Il n’y a pas, voire plutôt peu, de programmation et d’anticipation. Vous devez principalement vous concentrer sur l’instant présent et surveiller les actions et les options de vos adversaires afin d’optimiser votre tour. A aucun moment je n’ai ressenti cette sensation d’avoir raté « Ze » move qui allait me donner un avantage certain. A aucun moment je n’ai ressenti cette frustration de m’être fait arrêter dans mon élan stratégique à cause d’une action d’un adversaire.

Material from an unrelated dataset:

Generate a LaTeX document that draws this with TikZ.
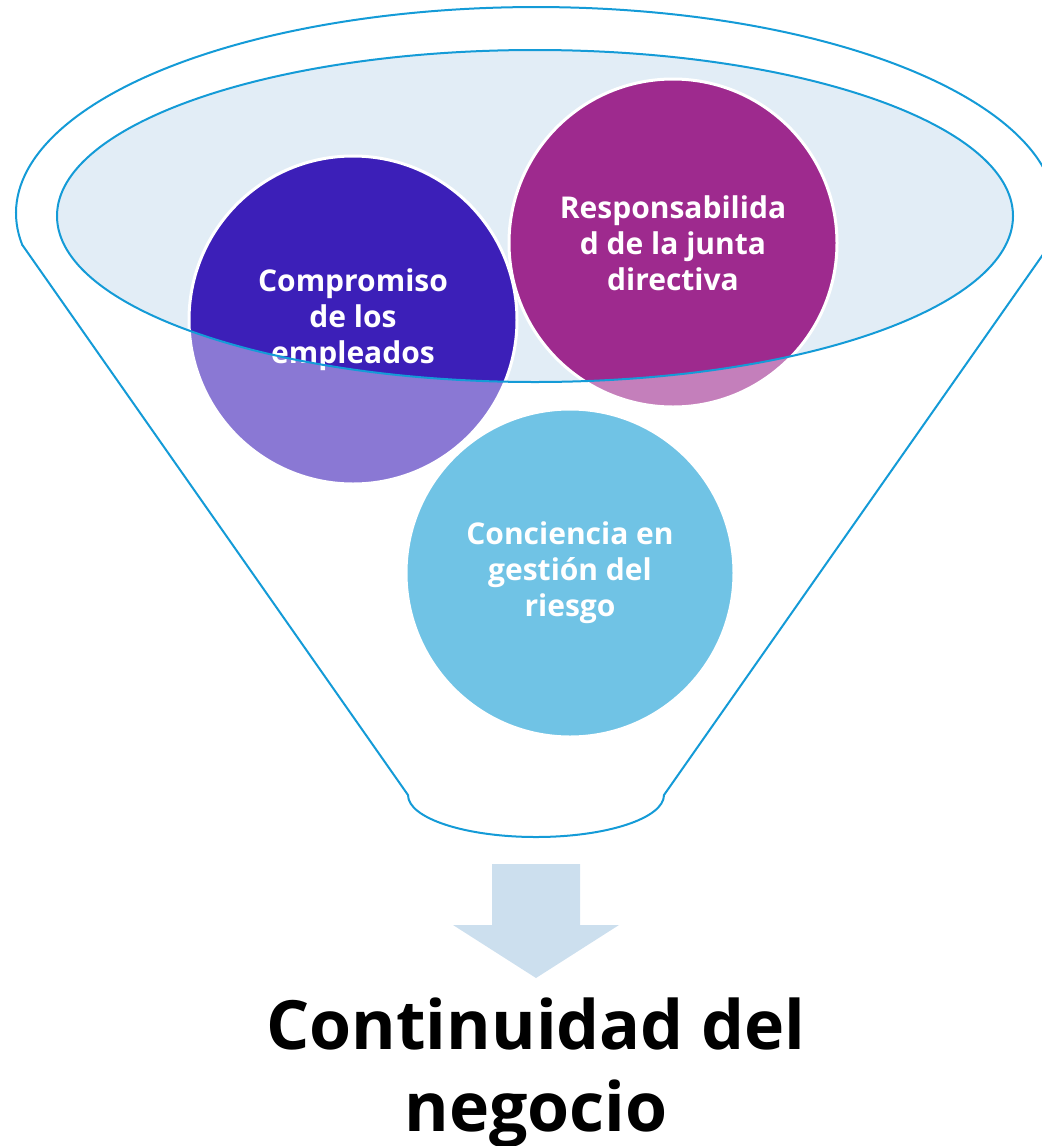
\documentclass[tikz,border=0pt]{standalone}
\usepackage{fontspec}
\setmainfont{Open Sans}
\usepackage{tikz}

\definecolor{rimblue}{RGB}{20,155,215}
\definecolor{holefill}{RGB}{226,237,246}
\definecolor{compcol}{RGB}{60,31,184}
\definecolor{respcol}{RGB}{158,42,142}
\definecolor{conccol}{RGB}{17,155,212}
\definecolor{arrowfill}{RGB}{204,223,238}

\begin{document}
\begin{tikzpicture}[x=0.5pt,y=-0.5pt]
        \useasboundingbox (0,0) rectangle (1041,1146);
        \fill[holefill] (535,216) ellipse [x radius=478, y radius=166];
        \begin{scope}[every node/.style={circle, draw=white, line width=1.5pt, minimum size=164pt, inner sep=0pt, align=center, text=white, font=\fontsize{15}{18}\selectfont\bfseries}]
                \node[fill=compcol] (Comp) at (353,320) {Compromiso\\de los\\empleados};
                \node[fill=respcol] (Resp) at (673,243) {Responsabilida\\d de la junta\\directiva};
                \node[fill=conccol] (Conc) at (570,573) {Conciencia en\\gestión del\\riesgo};
        \end{scope}
        \draw[rimblue, line width=1pt, fill=white, fill opacity=0.4, even odd rule]
                (22.3,244.9) -- (408,795) arc [start angle=180, end angle=0, x radius=128, y radius=42]
                -- (1049.7,244.9) arc [start angle=8.9, end angle=-188.9, x radius=520, y radius=206] -- cycle
                (535,216) ellipse [x radius=478, y radius=166];
        \fill[arrowfill] (492,864) -- (580,864) -- (580,925) -- (619,925) -- (536,978) -- (453,925) -- (492,925) -- cycle;
        \node[font=\fontsize{34}{41}\selectfont\bfseries, align=center] (Cont) at (536,1073) {Continuidad del\\negocio};
\end{tikzpicture}
\end{document}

Pour le moment, je n’ai fait que des parties à trois joueurs ce qui encourage généralement à tous faire partie de la même faction et j’ai fort hâte de pouvoir le tester à quatre voire cinq. Les retournements de situation doivent être encore plus critiques et encore plus sensationnels ! Chacune de mes parties était plus agréable les unes que les autres. Je n’ai jamais perdu le contrôle de mon jeu et je pense que mes adversaires ont senti la même chose. Je pense que c’est là un des points forts de Pax Pamir.
Et en fait je suis conquis !
Pour conclure, j’aimerais dire que Pax Pamir est le jeu parfait pour ceux qui souhaiteraient s’essayer à un gros jeu qui ne vous fera pas trop griller les méninges. Même si j’adore certains gros jeux comme Terraforming Mars ou Bruxelles 1892, je dois reconnaître qu’il est vraiment très difficile de choisir sa stratégie même après plusieurs parties dû au fait que vous avez plusieurs manières de progresser dans le jeu. Ici, tout le monde a le même objectif et cela permet ainsi une analyse facile du jeu des adversaires sans pour autant donner une sensation de course à la couronne.
En ce début d’année compliqué pour le monde ludique, Pax Pamir m’a bluffé par son gameplay fluide et sa richesse en sensation. Je ne regrette nullement m’être jeté dessus aveuglément et j’ai hâte de pouvoir faire encore et encore d’autres parties.